▶ STATED PROBLEM
Write only the number of lines in the records beneath that hold "this".

▶ PROVIDED RECORDS
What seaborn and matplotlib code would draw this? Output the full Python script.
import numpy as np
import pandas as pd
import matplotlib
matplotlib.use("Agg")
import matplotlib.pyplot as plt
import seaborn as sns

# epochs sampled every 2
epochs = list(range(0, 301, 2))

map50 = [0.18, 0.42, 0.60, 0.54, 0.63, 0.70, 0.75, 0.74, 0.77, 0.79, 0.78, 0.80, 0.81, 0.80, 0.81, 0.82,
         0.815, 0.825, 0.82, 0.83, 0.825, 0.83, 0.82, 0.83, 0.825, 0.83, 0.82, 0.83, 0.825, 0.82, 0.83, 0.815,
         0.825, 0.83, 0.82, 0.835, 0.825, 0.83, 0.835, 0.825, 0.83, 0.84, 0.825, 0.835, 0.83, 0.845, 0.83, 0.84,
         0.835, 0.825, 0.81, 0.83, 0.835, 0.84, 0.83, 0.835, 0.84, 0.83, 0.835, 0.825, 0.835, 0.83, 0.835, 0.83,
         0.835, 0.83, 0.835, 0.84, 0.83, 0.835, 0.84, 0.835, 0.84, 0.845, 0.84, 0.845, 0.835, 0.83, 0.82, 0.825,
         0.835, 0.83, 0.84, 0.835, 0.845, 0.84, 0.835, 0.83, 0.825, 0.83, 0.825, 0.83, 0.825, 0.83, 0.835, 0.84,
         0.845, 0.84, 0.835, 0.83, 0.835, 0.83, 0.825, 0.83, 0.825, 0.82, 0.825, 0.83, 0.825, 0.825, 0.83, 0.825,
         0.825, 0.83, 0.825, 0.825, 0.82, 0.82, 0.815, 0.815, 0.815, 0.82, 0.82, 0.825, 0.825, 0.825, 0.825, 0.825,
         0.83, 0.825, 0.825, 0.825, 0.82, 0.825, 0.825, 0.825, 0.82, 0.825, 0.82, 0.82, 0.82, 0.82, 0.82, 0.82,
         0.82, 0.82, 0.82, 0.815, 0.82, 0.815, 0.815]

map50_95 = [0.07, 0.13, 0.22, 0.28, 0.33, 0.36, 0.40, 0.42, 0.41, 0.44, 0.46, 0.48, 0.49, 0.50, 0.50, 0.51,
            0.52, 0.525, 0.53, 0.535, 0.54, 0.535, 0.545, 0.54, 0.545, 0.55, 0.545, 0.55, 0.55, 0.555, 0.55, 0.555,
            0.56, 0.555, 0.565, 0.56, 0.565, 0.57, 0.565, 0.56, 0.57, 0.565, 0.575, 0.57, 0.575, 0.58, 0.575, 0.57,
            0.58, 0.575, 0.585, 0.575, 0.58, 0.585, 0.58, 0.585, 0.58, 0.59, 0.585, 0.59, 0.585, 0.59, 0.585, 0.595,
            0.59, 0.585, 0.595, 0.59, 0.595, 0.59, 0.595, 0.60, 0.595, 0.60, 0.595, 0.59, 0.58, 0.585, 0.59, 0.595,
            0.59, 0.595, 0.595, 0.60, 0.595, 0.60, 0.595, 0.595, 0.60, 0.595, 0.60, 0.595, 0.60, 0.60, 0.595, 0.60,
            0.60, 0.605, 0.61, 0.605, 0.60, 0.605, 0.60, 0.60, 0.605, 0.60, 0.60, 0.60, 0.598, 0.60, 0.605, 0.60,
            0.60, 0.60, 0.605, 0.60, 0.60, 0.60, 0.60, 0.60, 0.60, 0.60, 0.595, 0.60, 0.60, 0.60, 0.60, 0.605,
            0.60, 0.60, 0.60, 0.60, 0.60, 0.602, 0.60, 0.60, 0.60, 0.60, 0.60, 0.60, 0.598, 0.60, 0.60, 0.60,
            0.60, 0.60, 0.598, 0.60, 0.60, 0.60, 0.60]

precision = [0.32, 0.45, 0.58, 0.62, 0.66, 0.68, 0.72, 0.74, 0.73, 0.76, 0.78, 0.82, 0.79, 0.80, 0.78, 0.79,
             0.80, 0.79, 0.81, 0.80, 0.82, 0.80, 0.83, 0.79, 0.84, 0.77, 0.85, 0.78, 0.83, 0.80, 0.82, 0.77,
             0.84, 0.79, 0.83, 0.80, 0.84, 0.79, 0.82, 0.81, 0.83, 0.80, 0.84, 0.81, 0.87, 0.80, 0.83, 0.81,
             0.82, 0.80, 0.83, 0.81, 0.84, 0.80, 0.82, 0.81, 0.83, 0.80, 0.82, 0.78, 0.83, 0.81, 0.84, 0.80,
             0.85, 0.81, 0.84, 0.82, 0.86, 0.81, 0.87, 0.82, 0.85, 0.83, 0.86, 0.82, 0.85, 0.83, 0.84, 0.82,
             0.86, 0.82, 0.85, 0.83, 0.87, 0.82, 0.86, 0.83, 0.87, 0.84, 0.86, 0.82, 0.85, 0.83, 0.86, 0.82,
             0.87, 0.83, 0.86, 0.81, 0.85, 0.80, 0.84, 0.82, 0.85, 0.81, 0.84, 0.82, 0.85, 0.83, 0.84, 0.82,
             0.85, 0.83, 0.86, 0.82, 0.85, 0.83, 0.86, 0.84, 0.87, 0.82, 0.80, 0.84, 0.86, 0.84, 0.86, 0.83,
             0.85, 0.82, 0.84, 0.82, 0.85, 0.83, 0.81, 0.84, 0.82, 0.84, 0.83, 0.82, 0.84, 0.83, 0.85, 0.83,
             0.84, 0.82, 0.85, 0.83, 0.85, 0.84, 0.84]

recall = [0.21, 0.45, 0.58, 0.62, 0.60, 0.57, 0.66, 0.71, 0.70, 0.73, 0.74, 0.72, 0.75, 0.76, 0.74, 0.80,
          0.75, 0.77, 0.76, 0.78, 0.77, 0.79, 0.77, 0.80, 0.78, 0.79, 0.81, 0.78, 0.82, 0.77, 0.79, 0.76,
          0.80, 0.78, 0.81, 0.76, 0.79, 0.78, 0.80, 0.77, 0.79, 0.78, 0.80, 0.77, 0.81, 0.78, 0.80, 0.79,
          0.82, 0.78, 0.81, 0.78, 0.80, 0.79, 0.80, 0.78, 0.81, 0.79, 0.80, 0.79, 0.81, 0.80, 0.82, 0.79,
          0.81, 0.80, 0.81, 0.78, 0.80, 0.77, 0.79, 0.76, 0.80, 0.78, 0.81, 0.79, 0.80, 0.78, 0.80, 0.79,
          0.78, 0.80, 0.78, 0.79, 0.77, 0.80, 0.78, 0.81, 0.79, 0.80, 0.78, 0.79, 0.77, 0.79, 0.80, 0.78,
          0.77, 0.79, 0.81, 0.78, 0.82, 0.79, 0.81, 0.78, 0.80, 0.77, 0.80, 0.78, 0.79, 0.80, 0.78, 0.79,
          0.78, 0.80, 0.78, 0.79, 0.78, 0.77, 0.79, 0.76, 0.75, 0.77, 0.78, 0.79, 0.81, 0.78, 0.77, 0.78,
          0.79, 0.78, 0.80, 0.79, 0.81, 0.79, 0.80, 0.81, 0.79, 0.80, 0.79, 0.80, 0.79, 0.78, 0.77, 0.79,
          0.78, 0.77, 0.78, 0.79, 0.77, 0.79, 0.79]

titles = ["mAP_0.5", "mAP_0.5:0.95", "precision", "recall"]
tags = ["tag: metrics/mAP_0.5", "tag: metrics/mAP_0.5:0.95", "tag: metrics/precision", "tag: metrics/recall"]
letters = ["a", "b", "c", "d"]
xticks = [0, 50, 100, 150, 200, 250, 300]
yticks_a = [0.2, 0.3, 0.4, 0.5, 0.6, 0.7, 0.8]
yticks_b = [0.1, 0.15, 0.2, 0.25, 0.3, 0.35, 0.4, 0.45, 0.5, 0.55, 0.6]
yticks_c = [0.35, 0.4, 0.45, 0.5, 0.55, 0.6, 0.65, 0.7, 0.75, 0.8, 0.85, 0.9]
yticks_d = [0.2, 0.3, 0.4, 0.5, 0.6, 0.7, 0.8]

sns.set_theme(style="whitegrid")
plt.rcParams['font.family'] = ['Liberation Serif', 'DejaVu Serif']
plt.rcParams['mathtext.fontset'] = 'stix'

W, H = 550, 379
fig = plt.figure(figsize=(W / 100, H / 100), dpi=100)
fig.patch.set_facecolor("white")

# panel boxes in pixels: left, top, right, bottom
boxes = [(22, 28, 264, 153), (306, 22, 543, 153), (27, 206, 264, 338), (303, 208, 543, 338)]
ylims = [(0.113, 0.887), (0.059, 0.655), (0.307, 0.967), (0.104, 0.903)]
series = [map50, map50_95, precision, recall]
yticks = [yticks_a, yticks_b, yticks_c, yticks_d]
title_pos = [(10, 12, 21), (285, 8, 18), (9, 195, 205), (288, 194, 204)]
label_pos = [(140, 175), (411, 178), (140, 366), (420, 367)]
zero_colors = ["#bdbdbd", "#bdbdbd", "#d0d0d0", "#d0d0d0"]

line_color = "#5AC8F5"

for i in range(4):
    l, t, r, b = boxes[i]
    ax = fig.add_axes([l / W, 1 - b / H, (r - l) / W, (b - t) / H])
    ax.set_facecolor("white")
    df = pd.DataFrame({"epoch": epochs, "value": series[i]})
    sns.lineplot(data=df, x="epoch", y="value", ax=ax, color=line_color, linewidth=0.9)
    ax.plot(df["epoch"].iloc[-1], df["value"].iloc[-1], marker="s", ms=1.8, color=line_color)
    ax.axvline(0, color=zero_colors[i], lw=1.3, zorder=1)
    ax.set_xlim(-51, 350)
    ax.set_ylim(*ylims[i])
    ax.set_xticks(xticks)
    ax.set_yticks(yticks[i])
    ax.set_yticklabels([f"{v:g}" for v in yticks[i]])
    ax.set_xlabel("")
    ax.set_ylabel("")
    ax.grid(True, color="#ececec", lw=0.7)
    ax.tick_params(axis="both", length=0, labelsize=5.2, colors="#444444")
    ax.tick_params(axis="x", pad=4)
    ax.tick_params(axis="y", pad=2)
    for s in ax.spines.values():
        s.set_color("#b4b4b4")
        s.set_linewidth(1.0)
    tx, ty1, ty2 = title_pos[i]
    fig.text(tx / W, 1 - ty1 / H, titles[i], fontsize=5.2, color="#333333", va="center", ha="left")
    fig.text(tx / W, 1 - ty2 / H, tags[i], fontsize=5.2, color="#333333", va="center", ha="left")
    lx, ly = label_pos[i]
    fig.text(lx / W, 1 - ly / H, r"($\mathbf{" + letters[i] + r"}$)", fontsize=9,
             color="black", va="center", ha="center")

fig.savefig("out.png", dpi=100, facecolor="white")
--
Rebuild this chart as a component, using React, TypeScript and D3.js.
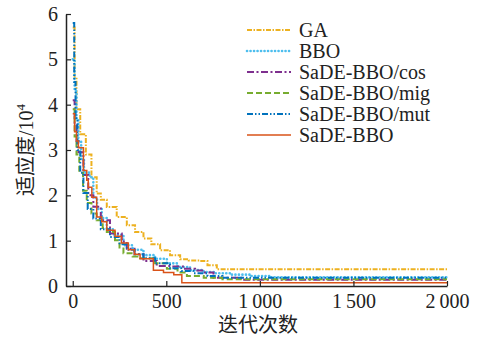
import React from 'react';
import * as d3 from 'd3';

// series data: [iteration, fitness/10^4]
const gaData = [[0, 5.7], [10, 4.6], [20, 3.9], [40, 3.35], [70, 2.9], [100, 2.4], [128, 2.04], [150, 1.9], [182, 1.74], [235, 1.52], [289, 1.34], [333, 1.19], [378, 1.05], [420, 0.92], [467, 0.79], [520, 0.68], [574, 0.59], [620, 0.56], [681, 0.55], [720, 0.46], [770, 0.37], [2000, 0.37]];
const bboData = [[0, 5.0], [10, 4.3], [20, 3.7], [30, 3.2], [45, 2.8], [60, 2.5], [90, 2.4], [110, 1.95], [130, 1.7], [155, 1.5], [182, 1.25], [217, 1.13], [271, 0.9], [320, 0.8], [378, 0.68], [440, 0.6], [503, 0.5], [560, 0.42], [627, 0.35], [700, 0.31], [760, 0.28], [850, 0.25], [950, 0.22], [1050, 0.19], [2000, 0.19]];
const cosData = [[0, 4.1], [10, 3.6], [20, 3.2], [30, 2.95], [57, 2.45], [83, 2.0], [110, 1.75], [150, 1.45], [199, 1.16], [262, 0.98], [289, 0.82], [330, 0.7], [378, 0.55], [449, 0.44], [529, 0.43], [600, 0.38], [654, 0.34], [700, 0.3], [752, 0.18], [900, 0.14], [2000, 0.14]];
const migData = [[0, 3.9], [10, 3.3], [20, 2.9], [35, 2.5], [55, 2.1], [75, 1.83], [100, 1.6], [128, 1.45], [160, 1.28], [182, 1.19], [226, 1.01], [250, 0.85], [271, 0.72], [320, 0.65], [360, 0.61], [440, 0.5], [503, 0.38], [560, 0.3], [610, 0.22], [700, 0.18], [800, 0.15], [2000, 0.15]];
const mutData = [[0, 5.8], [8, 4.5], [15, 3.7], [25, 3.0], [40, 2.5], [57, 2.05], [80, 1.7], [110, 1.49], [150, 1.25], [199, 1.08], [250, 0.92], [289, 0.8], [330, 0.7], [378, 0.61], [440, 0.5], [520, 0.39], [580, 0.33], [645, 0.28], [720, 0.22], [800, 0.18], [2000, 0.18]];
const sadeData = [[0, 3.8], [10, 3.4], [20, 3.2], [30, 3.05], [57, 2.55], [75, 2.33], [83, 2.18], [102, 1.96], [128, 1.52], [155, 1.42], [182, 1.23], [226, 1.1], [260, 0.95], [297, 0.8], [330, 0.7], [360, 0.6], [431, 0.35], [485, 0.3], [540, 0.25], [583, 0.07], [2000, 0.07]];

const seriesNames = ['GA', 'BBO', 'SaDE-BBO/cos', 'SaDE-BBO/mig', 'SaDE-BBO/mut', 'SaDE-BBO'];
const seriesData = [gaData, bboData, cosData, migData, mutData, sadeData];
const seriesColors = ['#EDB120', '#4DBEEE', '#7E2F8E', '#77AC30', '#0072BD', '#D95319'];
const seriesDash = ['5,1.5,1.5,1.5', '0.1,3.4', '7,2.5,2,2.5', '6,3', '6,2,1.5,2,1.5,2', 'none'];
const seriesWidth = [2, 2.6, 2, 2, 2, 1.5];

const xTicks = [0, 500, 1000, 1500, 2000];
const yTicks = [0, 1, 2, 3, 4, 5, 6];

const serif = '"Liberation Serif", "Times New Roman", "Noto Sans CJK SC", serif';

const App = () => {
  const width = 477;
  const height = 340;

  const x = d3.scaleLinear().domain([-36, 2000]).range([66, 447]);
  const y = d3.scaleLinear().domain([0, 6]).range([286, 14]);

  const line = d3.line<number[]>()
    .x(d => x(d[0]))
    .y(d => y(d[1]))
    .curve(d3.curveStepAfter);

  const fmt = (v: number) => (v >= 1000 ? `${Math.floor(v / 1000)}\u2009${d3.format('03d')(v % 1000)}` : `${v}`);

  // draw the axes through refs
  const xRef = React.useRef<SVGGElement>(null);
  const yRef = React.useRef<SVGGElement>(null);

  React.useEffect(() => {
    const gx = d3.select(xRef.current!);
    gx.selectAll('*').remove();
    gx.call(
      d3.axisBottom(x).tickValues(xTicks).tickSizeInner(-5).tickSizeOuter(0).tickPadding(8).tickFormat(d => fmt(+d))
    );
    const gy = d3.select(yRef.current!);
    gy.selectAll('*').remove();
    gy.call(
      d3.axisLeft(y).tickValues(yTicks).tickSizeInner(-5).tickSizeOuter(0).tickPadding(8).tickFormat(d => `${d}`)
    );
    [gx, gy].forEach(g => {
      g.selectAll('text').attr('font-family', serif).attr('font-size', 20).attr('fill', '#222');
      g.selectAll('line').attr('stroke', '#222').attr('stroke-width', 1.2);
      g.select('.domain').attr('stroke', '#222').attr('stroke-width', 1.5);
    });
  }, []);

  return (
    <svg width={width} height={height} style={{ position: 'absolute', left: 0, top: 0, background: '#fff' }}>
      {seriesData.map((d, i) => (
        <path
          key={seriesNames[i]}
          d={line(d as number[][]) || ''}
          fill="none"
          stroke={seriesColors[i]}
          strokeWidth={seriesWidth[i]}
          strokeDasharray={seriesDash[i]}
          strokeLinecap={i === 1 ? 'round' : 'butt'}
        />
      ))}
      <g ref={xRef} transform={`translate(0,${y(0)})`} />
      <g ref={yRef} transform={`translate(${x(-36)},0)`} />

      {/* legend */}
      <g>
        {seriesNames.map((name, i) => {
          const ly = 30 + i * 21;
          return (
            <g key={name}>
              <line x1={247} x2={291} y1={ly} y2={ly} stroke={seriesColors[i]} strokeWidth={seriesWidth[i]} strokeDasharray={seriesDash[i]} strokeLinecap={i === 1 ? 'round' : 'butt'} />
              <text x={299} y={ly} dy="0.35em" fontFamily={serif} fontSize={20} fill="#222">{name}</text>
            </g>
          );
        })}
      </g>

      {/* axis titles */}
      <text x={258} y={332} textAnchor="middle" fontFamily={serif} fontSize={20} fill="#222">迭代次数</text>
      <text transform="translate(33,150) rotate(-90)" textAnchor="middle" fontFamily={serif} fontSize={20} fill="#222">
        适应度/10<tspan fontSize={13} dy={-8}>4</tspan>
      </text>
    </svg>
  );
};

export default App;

▶ SOLVED PROBLEM
2